AWWA Workshop on cVOC Treatment

This week, AWWA convened a workshop of experts in treatment technologies to discuss the treatment implications of the list of 16 Carcinogenic Volatile Organic Compounds (cVOC) being considered for a group drinking water regulation.  The list includes eight currently regulated VOCs and eight more VOCs from the Contaminant Candidate List.  Some of the discussion focused on defining a VOC, since there is no specific definition of a VOC for drinking water in the SDWA.  Traditionally, the definition has been at least partially based on treatment, with the VOC group effectively removed through air stripping.  Not all the listed cVOCs are adequately treated by that traditional VOC treatment method.  That’s because some of them are not really volatile in the traditional sense.  However, if Granular Activated Carbon (GAC) is added, a few more contaminants can be effectively treated.  Going to Advanced Oxidation Processes (AOP) offers some additional treatment advantages but probably only in certain circumstances.  There is probably not enough field data yet on AOP to include it as a Best Available Technology in a proposed rule.  The experts reviewed various data on treatability using Packed Tower Aeration (PTA), GAC, and AOP.  Although on paper, some of the VOCs appear to be treatable, there are practical limitations on parameters like the height of the tower or the air-to-water ratio.  The group also heard from experts on treatment operations involving additional issues that impact treatment feasibility.

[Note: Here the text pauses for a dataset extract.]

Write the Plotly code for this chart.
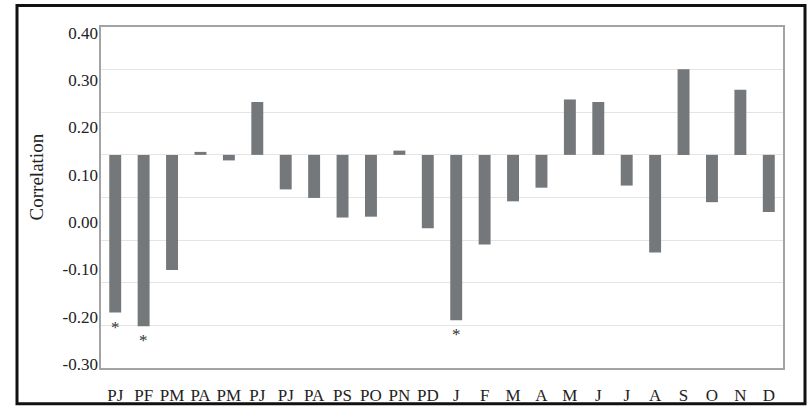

The bottom line was that, based on feasibility of treatment, the workshop participants felt that the existing regulated VOCs are fine for regulation as a group, but all of the additional listed contaminants may not be appropriate for the final cVOC group.  A companion workshop on the analytical methods conducted by EPA last month came to similar conclusions that some of the new VOCs included in the cVOC list may not be appropriate because they are not captured by the same analytical method as the existing VOCs (EPA Method 524.3).  Reports from both workshops will be shared with EPA.  During the workshops, EPA indicated that they appreciated the additional information but could not confirm what the final list of cVOCs would be.  An EPA workgroup is currently considering the future proposed regulation.